I knew right away that I had done this to myself. I was jumping off cliffs when I knew damn well that no one was at the bottom to catch me. The cliffside was ignoring my calls and posting instagram pictures with everyone but me. The cliffside was screaming: “I can’t meet your needs!” “I am not invested in this!” But I couldn’t walk away.

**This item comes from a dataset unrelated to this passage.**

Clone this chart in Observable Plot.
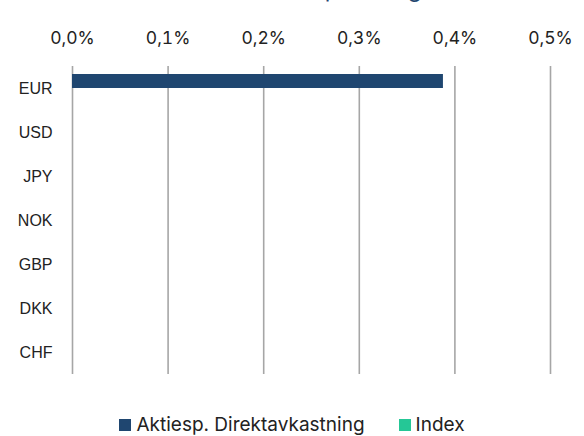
<!DOCTYPE html>
<html>
<head>
<meta charset="utf-8">
<script src="https://cdn.jsdelivr.net/npm/d3@7"></script>
<script src="https://cdn.jsdelivr.net/npm/@observablehq/plot@0.6"></script>
<style>
  body { margin: 0; background: #fff; width: 584px; position: relative; overflow: hidden; }
  #title { position: absolute; left: 232px; top: -26.5px; font-family: Inter, sans-serif; font-size: 23px; line-height: 30px; color: #1f4670; white-space: nowrap; }
  #legend { display: flex; justify-content: center; margin-top: 13px; }
  #legend [class$="-swatch"] { margin-right: 34px; }
  #legend [class$="-swatch"]:last-child { margin-right: 0; }
  #legend svg { margin-right: 5px !important; }
</style>
</head>
<body>
<div id="title">Valutaexponering</div>
<div id="chart"></div>
<div id="legend"></div>
<script>
const currencies = ["EUR", "USD", "JPY", "NOK", "GBP", "DKK", "CHF"];
const series = ["Aktiesp. Direktavkastning", "Index"];
const colors = ["#1f4670", "#25c796"];
const direktavkastning = [0.388, 0, 0, 0, 0, 0, 0];
const indexValues = [0, 0, 0, 0, 0, 0, 0];
const xTicks = [0, 0.1, 0.2, 0.3, 0.4, 0.5];

const rows = [];
currencies.forEach((c, i) => {
  rows.push({currency: c, series: series[0], value: direktavkastning[i]});
  rows.push({currency: c, series: series[1], value: indexValues[i]});
});

const fmt = d => d.toFixed(1).replace(".", ",") + "%";

const chart = Plot.plot({
  width: 584,
  height: 400,
  marginTop: 63,
  marginBottom: 23,
  marginLeft: 72,
  marginRight: 34,
  x: {domain: [0, 0.5]},
  y: {domain: series, paddingInner: 0, paddingOuter: 0.55, axis: null},
  fy: {domain: currencies, padding: 0, axis: null},
  color: {domain: series, range: colors},
  marks: [
    Plot.ruleX(xTicks, {stroke: "#a6a6a6", strokeWidth: 1.6}),
    Plot.barX(rows, {fy: "currency", y: "series", x: "value", fill: "series"}),
    Plot.axisX(xTicks, {anchor: "top", tickSize: 0, tickPadding: 23, tickFormat: fmt, label: null,
      fontSize: 17.5, fontFamily: "Inter, sans-serif", fill: "#222"}),
    Plot.axisFy({anchor: "left", tickSize: 0, tickPadding: 20, label: null,
      fontSize: 16, fontFamily: "'Liberation Sans', Arial, sans-serif", fill: "#222"})
  ]
});
document.getElementById("chart").appendChild(chart);

const leg = Plot.legend({color: {domain: series, range: colors}, swatchSize: 12});
leg.style.fontFamily = "Inter, sans-serif";
leg.style.fontSize = "19px";
leg.style.color = "#222";
leg.style.minHeight = "0";
leg.style.marginLeft = "0";
document.getElementById("legend").appendChild(leg);
</script>
</body>
</html>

Instead, I took those words and actions as a challenge. I tried to offset his disinterest with uncomfortably keen interest. I turned myself inside out with elaborate displays of commitment. I answered, “I can’t meet your needs” with, “Okay, I’ll get rid of them!” It was death by one million unanswered texts and vacant stares, and I was miserable, but I still couldn’t walk away. So I jumped. I gave one last, desperate and magnificent ultimatum: catch me or I will be very hurt. Love me, or I will be shattered. I wasn’t brave; I was terrified and out of options, jumping and praying he would show up at the last minute.
Sometimes, we want to be loved so badly that we will destroy ourselves. Why are we more willing to get hurt than we are to walk away, loveless and bruised, but intact?
It’s hard to accept these kinds of words — “I can’t meet your needs,” “This isn’t working.” They seem to translate to, “You are too needy. You tried your hardest to make it work, and it wasn’t enough because you are not enough. You are strange and awkward, you are not worthy.” But it’s never his voice saying those words, it’s ours.
Maybe the desire to jump comes from being unsure whether we actually deserve love; if we keep jumping, someone will catch us and prove us wrong. The ultimate gesture.
So what’s a girl to do? I know that if I just believed in my own worthiness, I wouldn’t jump in the first place. It seems obvious, now: be aware of your intrinsic, unshakable worth. I have to live by that belief, even when it means accepting words of rejection that I don’t want to hear, and walking away from love that I want.
As a young person, and a woman, I know that kind of steadfast worthiness is hard-won. Many of us have seen from a young age how a woman’s value is open for discussion and contingent on her appearance, or her performance, or any number of other traits. Many of us have internalized our cultural habit of critiquing women, and built our sense of self-worth on that same shaky ground. It’s uncomfortable to defy such deeply ingrained expectations, but to live bowed to the approval of others will have you running off cliffs your entire life.
I used to pretend that jumping off cliffs made me brave, but it doesn’t. The truly brave choice is taking the long hike for someone who will catch me. Until someone is ready to catch me, I can enjoy the walk; I deserve that.